Pursuant to section 19(b)(1) of the Securities Exchange Act of 1934 (“Exchange Act”),[1] and Rule 19b-4 thereunder,[2] notice is hereby given that on July 11, 2002, the Chicago Board Options Exchange, Inc. (“CBOE” or “Exchange”) filed with the Securities and Exchange Commission (“Commission”) the proposed rule change as described in Items I, II, and III below, which Items have been prepared by CBOE. The Commission is publishing this notice to solicit comments on the proposed rule change from interested persons.

I. Self-Regulatory Organization's Statement of the Terms of Substance of the Proposed Rule Change

CBOE proposes to amend certain non-option listing rules of the Exchange in response to the adoption of Rule 10A-3 of the Exchange Act.[3] Below is the text of the proposed rule change.

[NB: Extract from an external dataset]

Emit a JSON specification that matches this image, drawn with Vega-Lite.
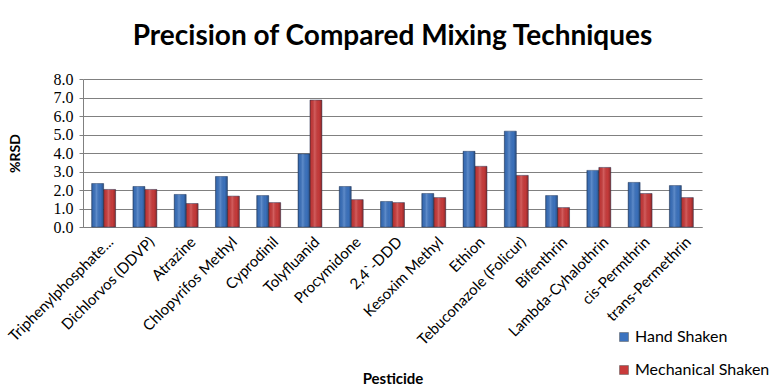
{
  "$schema": "https://vega.github.io/schema/vega-lite/v6.json",
  "width": 619,
  "height": 148,
  "autosize": {"type": "none"},
  "padding": {"left": 83, "top": 79, "right": 80, "bottom": 164},
  "background": "white",
  "title": {
    "text": "Precision of Compared Mixing Techniques",
    "font": "Lato",
    "fontSize": 28,
    "fontWeight": "bold",
    "color": "#000000",
    "anchor": "middle",
    "offset": 20
  },
  "data": {
    "values": [
      {"pesticide": "Triphenylphosphate...", "method": "Hand Shaken", "rsd": 2.35},
      {"pesticide": "Triphenylphosphate...", "method": "Mechanical Shaken", "rsd": 2.03},
      {"pesticide": "Dichlorvos (DDVP)", "method": "Hand Shaken", "rsd": 2.19},
      {"pesticide": "Dichlorvos (DDVP)", "method": "Mechanical Shaken", "rsd": 2.03},
      {"pesticide": "Atrazine", "method": "Hand Shaken", "rsd": 1.76},
      {"pesticide": "Atrazine", "method": "Mechanical Shaken", "rsd": 1.27},
      {"pesticide": "Chlopyrifos Methyl", "method": "Hand Shaken", "rsd": 2.73},
      {"pesticide": "Chlopyrifos Methyl", "method": "Mechanical Shaken", "rsd": 1.67},
      {"pesticide": "Cyprodinil", "method": "Hand Shaken", "rsd": 1.70},
      {"pesticide": "Cyprodinil", "method": "Mechanical Shaken", "rsd": 1.32},
      {"pesticide": "Tolyfluanid", "method": "Hand Shaken", "rsd": 3.95},
      {"pesticide": "Tolyfluanid", "method": "Mechanical Shaken", "rsd": 6.86},
      {"pesticide": "Procymidone", "method": "Hand Shaken", "rsd": 2.19},
      {"pesticide": "Procymidone", "method": "Mechanical Shaken", "rsd": 1.48},
      {"pesticide": "2,4`-DDD", "method": "Hand Shaken", "rsd": 1.38},
      {"pesticide": "2,4`-DDD", "method": "Mechanical Shaken", "rsd": 1.32},
      {"pesticide": "Kesoxim Methyl", "method": "Hand Shaken", "rsd": 1.81},
      {"pesticide": "Kesoxim Methyl", "method": "Mechanical Shaken", "rsd": 1.59},
      {"pesticide": "Ethion", "method": "Hand Shaken", "rsd": 4.09},
      {"pesticide": "Ethion", "method": "Mechanical Shaken", "rsd": 3.28},
      {"pesticide": "Tebuconazole (Folicur)", "method": "Hand Shaken", "rsd": 5.18},
      {"pesticide": "Tebuconazole (Folicur)", "method": "Mechanical Shaken", "rsd": 2.79},
      {"pesticide": "Bifenthrin", "method": "Hand Shaken", "rsd": 1.70},
      {"pesticide": "Bifenthrin", "method": "Mechanical Shaken", "rsd": 1.05},
      {"pesticide": "Lambda-Cyhalothrin", "method": "Hand Shaken", "rsd": 3.06},
      {"pesticide": "Lambda-Cyhalothrin", "method": "Mechanical Shaken", "rsd": 3.22},
      {"pesticide": "cis-Permthrin", "method": "Hand Shaken", "rsd": 2.41},
      {"pesticide": "cis-Permthrin", "method": "Mechanical Shaken", "rsd": 1.81},
      {"pesticide": "trans-Permethrin", "method": "Hand Shaken", "rsd": 2.24},
      {"pesticide": "trans-Permethrin", "method": "Mechanical Shaken", "rsd": 1.59}
    ]
  },
  "encoding": {
    "x": {
      "field": "pesticide",
      "type": "nominal",
      "sort": null,
      "scale": {"paddingInner": 0.42, "paddingOuter": 0.21},
      "axis": {
        "title": "Pesticide",
        "titleFont": "Lato",
        "titleFontSize": 15,
        "titleFontWeight": "bold",
        "titleColor": "#000000",
        "titleY": 151,
        "titleBaseline": "middle",
        "labelAngle": -45,
        "labelAlign": "right",
        "labelBaseline": "middle",
        "labelFont": "Lato",
        "labelFontSize": 15,
        "labelColor": "#000000",
        "labelPadding": 12,
        "labelOffset": 7,
        "labelLimit": 300,
        "domainColor": "#808080",
        "ticks": false,
        "grid": false
      }
    },
    "xOffset": {"field": "method", "type": "nominal"},
    "y": {
      "field": "rsd",
      "type": "quantitative",
      "scale": {"domain": [0, 8]},
      "axis": {
        "title": "%RSD",
        "titleFont": "Lato",
        "titleFontSize": 14,
        "titleFontWeight": "bold",
        "titleColor": "#000000",
        "titleX": -68,
        "titleY": 74,
        "titleAlign": "center",
        "titleBaseline": "middle",
        "values": [0, 1, 2, 3, 4, 5, 6, 7, 8],
        "format": ".1f",
        "labelFont": "Liberation Serif",
        "labelFontSize": 16,
        "labelFontWeight": "normal",
        "labelColor": "#000000",
        "labelPadding": 6,
        "domainColor": "#808080",
        "tickColor": "#808080",
        "tickSize": 4,
        "gridColor": "#808080",
        "gridWidth": 1
      }
    }
  },
  "layer": [
    {
      "mark": {"type": "bar", "stroke": "#2a3f60", "strokeWidth": 0.5},
      "encoding": {
        "color": {
          "field": "method",
          "type": "nominal",
          "scale": {"domain": ["Hand Shaken", "Mechanical Shaken"], "range": ["#3c73bf", "#c93b3b"]},
          "legend": {
            "title": null,
            "orient": "none",
            "legendX": 533,
            "legendY": 250,
            "symbolType": "square",
            "symbolSize": 80,
            "symbolStrokeColor": "#555",
            "symbolStrokeWidth": 0.5,
            "labelFont": "Lato",
            "labelFontSize": 16,
            "labelColor": "#000000",
            "rowPadding": 17,
            "labelOffset": 3
          }
        }
      }
    },
    {
      "mark": {
        "type": "bar",
        "fill": {
          "gradient": "linear",
          "x1": 0, "y1": 0, "x2": 1, "y2": 0,
          "stops": [
            {"offset": 0, "color": "rgba(0,0,0,0.28)"},
            {"offset": 0.12, "color": "rgba(0,0,0,0.05)"},
            {"offset": 0.4, "color": "rgba(255,255,255,0.18)"},
            {"offset": 0.75, "color": "rgba(0,0,0,0.02)"},
            {"offset": 1, "color": "rgba(0,0,0,0.3)"}
          ]
        },
        "stroke": null
      },
      "encoding": {}
    }
  ],
  "config": {"view": {"stroke": null}}
}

Proposed new language is italicized; deletions are in brackets.

Rule 31.7 Securities of Foreign Issuers

(1) No change.

(2) The Exchange will consider the law, and commercial and business practice of the applicant's domicile in evaluating (A) the election and composition of its Board of Directors , to the extent such law, and commercial and business practice with respect to the election and composition of its Board of Directors is consistent with the federal securities laws, including, but not limited to, Rule 10A-3 of the Securities Exchange Act of 1934, as amended, (B) shareholder approval and quorum requirements for meetings, and (C) the issuance of quarterly earnings statements.

(3)-(5) No change.

* * * * *

Rule 31.10 Independent Directors

The Exchange requires an issuer to have at least two independent directors. For purposes of this section, “independent director” shall mean a person other than an officer or employee of the company or its subsidiaries or any other individual having a relationship which, in the opinion of the board of directors, would interfere with the exercise of independent judgment in carrying out the responsibilities of a director. The issuer shall maintain an audit committee (i) composed of such independent directors[.] and (ii) that complies with the listing standards set forth in Rule 10A-3 of the Securities Exchange Act of 1934, as amended (“Exchange Act”). If a member of the audit committee ceases to be independent in accordance with the requirements of Exchange Act Rule 10A-3 for reasons outside the member's reasonable control, that person, with written notice to the Exchange, may remain an audit committee member of the listed issuer until the earlier of the next annual shareholders meeting of the listed issuer or one year from the occurrence of the event that caused the member to be no longer independent.

* * * * *

Rule 31.94 Suspension and Delisting Policies

(A)-(I) No change.

* * * Interpretations and Policies

.01 With respect to an issuer that does not comply with the requirements of Rule 10A-3 of the Securities Exchange Act of 1934, as amended, as set forth in Rule 31.10, the Exchange shall remove from listing the securities of such issuer.

* * * * *

Rule 31.96 Notices to Exchange

(A) No change.

(B) Changes in Officers or Directors.

A listed company is required to notify the Exchange promptly (and confirm in writing) (i) of any changes of officers or directors and (ii) after an executive officer of the listed company becomes aware of any material noncompliance by the listed company with the requirements of Rule 10A-3 of the Securities Exchange Act of 1934, as amended.

(C)-(G) No change.

* * * * *

Rule 31.97 [Reserved for additional original listing standards.]

* * * * *

Forms for Listing

* * * * *

Form 1

* * * * *

Listing Agreement

_____ (the “Company”), in consideration of the listing of its securities, hereby agrees with the Chicago Board Options Exchange, Incorporated (the “Exchange”), that it will:

1. Promptly notify the Exchange of the following:

(a) changes in the general character or nature of its business, its principal executive officers, directors, its independent public accountants, its transfer agent or registrar and material noncompliance by the listed company with Rule 10A-3 of the Securities Exchange Act of 1934, as amended (“Exchange Act”), after an executive officer becomes aware of such noncompliance;

(b)-(k) No change.

(2)-(27) No change.

(28) Comply with Exchange rules, policies and procedures as in effect and as they may be amended from time to time and with the requirements of Exchange Act Rule 10A-3.

* * * * *

II. Self-Regulatory Organization's Statement of the Purpose of, and the Statutory Basis for, the Proposed Rule Change

In its filing with the Commission, CBOE included statements concerning the purpose of, and basis for, the proposed rule change and discussed any comments it received on the proposed rule change. The text of these statements may be examined at the places specified in Item IV below. CBOE has prepared summaries, set forth in Sections A, B, and C below, of the most significant aspects of such statements.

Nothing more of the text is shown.